Here some screen copy of (serious) work I am doing now. The idea is to smooth Monte-Carlo simulations. Mesh representing a density (purple) is smoothed via a Kernel (in red). That gives the blue mesh. I think the “land” is quite pretty. The Z is logarithmic so it explains the gaps seen in the render.
The data not in logarithmic scale in Z
Nice work! Do you have an example how this works on a simple polyline?
No i haven’t. For sure it could be done on some curves for example on z. I don’t have idea for general polylines.
very cool! Is the source code available? Can you apply the algorithm to other types of fuzzy data? Smoothing geographic topography, heat-maps, etc?
The source code is specific to my problem. It very simple just do the equation presented in the link. You need to measure a distance apply the kernel Gaussian.
When I will be near my pc I 'll post the code. 5 lines …
Here the code
/// <summary>
/// Voir https://en.wikipedia.org/wiki/Kernel_(statistics)
/// </summary>
/// <param name="arg_meshECEF"></param>
/// <param name="arg_tab_values">Values to be smoothed at mesh vertex</param>
/// <param name="arg_KernelSize">Size of kernel, same unit as mesh</param>
/// <param name="arg_logInterpolation">if true, arg_tab_values will be smoothed using thes log values</param>
/// <returns>array of smoothed datz</returns>
public static double[] FilterGaussianKDE(Mesh arg_meshECEF, double[] arg_tab_values, double arg_KernelSize, bool arg_logInterpolation)
{
if (arg_meshECEF.Vertices.Count != arg_tab_values.Length)
{
throw new Exception("Filtre KDE : Il n'y a pas le même nombre de points entre le maillage et les données sous forme tabulaire ");
}
double[] filteredData = new double[arg_meshECEF.Vertices.Count];
double n = (double)arg_meshECEF.Vertices.Count;
int i = 0;
foreach (Point3d ptECEF in arg_meshECEF.Vertices)
{
int j = 0;
double sumOfKernel = 0.0;
foreach (Point3d pt2ECEF in arg_meshECEF.Vertices)
{
double distSquared = pt2ECEF.DistanceToSquared(ptECEF);
double kernel = 0;
if (arg_KernelSize > 1e-6)
{
kernel = Math.Exp(-distSquared / (2 * arg_KernelSize * arg_KernelSize));//Kernel de type Gaussien
}
else
{
if (distSquared < 1e-6)
{
kernel = 1;
}
else
{
kernel = 0.0;
}
}
if (arg_logInterpolation)
{
filteredData[i] = filteredData[i] + Math.Log10(arg_tab_values[j]) * kernel;
}
else
{
filteredData[i] = filteredData[i] + arg_tab_values[j] * kernel;
}
sumOfKernel = sumOfKernel + kernel;
j++;
}
if (arg_logInterpolation)
{
filteredData[i] = Math.Pow(10, filteredData[i] / sumOfKernel);
}
else
{
filteredData[i] = filteredData[i] / sumOfKernel;
}
i++;
}
return filteredData;
}How you apply the double array for the mesh?
Is it:
mesh.Vertices[i] = mesh.Vertices[i]+mesh.Normals[i]*filteredData[i];
I make a calculation on a flat Mesh and I represent on the picture a mesh with Z moved depending on arg_tab_values[i] or filteredData[i]. It is a sort of 2.5D mesh. I don’t use a full 3D mesh in the calculations in order to not duplicate meshes.
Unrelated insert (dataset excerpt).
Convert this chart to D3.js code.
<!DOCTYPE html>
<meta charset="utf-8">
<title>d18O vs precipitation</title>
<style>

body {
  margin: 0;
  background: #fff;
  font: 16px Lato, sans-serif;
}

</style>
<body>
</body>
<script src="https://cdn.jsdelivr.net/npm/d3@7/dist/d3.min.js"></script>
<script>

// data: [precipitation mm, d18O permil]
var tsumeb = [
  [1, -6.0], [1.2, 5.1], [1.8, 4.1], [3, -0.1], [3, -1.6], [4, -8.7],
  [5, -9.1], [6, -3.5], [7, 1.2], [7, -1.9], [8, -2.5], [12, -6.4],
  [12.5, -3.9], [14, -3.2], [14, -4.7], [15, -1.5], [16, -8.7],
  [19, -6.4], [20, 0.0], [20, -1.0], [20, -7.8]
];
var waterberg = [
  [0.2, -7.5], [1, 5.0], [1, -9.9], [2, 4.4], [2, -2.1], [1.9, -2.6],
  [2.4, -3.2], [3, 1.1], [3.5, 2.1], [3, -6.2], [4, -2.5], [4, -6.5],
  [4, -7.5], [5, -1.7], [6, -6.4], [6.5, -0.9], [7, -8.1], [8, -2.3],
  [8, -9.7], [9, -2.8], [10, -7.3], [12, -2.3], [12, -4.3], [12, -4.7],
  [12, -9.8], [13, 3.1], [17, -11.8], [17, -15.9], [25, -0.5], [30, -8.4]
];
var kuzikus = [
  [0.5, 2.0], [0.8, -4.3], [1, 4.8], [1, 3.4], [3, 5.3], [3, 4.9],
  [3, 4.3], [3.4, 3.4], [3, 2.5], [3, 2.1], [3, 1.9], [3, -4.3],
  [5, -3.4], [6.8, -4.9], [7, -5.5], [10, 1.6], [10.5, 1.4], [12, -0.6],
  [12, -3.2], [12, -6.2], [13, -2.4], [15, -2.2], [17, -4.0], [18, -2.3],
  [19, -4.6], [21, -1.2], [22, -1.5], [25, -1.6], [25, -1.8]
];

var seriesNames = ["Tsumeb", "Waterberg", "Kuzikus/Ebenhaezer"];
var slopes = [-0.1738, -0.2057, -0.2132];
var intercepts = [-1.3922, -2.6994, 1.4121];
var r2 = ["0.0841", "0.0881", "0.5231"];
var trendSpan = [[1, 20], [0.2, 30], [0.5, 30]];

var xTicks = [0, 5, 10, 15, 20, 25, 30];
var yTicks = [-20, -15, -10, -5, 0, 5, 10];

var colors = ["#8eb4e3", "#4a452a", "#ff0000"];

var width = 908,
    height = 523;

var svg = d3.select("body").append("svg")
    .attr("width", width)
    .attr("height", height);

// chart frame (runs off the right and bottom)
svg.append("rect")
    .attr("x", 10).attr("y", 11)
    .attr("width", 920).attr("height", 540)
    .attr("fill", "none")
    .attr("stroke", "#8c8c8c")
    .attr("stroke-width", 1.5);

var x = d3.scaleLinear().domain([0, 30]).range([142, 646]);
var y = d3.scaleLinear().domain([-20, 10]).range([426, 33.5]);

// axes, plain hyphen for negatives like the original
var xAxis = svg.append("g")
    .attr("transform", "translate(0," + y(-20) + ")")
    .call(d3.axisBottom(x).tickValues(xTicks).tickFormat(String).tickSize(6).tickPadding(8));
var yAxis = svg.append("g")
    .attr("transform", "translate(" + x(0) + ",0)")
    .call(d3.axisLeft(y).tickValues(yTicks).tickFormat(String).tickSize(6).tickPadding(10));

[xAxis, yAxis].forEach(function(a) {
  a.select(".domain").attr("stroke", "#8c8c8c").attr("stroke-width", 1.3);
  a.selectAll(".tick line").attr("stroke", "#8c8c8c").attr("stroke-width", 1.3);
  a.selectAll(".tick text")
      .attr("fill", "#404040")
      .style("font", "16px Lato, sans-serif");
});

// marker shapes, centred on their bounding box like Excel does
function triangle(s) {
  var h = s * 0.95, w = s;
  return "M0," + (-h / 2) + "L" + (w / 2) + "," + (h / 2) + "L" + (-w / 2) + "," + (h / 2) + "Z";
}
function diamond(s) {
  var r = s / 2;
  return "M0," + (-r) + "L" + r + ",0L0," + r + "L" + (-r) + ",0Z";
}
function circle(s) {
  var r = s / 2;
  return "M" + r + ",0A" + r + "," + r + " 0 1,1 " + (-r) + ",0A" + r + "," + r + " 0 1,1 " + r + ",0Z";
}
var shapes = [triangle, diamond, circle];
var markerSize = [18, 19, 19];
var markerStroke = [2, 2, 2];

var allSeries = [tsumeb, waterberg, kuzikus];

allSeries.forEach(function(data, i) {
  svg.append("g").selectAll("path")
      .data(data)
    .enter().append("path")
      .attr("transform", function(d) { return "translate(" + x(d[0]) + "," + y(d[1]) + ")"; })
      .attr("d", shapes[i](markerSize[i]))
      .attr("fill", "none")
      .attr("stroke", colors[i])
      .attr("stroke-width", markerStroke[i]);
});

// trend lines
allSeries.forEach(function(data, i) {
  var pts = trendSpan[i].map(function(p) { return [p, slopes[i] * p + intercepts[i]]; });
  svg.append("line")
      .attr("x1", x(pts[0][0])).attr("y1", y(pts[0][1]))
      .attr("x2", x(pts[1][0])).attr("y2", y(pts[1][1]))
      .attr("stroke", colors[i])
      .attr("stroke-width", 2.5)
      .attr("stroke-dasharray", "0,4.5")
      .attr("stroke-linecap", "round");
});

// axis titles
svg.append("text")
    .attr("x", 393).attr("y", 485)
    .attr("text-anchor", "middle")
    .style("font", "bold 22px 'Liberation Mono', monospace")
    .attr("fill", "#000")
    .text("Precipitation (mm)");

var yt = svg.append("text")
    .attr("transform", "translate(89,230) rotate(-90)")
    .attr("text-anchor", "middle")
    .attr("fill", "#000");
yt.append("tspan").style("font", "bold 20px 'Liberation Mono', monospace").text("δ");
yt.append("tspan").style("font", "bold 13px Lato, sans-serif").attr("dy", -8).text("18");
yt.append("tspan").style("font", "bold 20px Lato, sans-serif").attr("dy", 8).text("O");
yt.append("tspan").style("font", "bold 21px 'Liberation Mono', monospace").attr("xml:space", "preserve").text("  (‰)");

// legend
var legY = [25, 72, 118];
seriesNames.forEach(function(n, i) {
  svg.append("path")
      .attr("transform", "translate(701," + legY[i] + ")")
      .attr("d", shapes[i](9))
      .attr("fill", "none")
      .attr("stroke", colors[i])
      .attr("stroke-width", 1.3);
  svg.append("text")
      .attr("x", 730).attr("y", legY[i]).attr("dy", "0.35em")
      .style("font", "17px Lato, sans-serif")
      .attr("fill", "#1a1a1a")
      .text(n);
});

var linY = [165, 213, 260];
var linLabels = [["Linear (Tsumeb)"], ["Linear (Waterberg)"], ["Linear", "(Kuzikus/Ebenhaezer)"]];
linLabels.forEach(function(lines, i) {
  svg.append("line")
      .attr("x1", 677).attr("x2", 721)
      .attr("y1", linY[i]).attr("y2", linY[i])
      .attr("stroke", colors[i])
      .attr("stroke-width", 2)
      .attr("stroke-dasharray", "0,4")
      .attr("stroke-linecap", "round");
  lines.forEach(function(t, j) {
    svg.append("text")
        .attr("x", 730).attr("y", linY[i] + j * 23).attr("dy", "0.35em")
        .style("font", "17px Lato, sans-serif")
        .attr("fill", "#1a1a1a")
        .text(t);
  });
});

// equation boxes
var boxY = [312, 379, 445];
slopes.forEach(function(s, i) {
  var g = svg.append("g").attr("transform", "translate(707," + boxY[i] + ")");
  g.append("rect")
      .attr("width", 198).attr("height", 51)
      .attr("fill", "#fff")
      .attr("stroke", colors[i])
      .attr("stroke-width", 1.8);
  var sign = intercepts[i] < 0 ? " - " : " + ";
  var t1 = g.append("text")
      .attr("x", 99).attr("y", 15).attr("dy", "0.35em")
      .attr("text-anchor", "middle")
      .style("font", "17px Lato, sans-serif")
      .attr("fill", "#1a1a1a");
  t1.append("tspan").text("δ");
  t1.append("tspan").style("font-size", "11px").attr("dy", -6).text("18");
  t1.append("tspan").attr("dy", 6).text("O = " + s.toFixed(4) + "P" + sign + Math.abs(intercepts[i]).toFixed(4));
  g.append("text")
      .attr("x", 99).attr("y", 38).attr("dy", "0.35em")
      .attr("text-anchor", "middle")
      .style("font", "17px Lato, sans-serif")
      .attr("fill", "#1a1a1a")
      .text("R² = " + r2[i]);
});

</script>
To do that on a general 3d mesh you must have a distance function between points and a weight associated on each vertex.
This is cool indeed.
I think it is similar to the methods used in Sandworm
see video how it smoothens a 200k face mesh in 20ms:
Cool, Is this done within a grasshopper c# environment?
Yes and also implemented in a software done in Visual studio
Cool, can you share the full script? Is that it?
I can’t share. I also think it will be useless as it is very specific.
Thanks for sharing,
Out of interest: Does kernal smoothing relate to this?
Robust Fairing via Conformal Curvature Flow
There is a difference in complexity between the 2 and also a difference of purpose, so to my opinions it doesn’t relate. Kernel smoothing is just on operator, like addition or multiplication.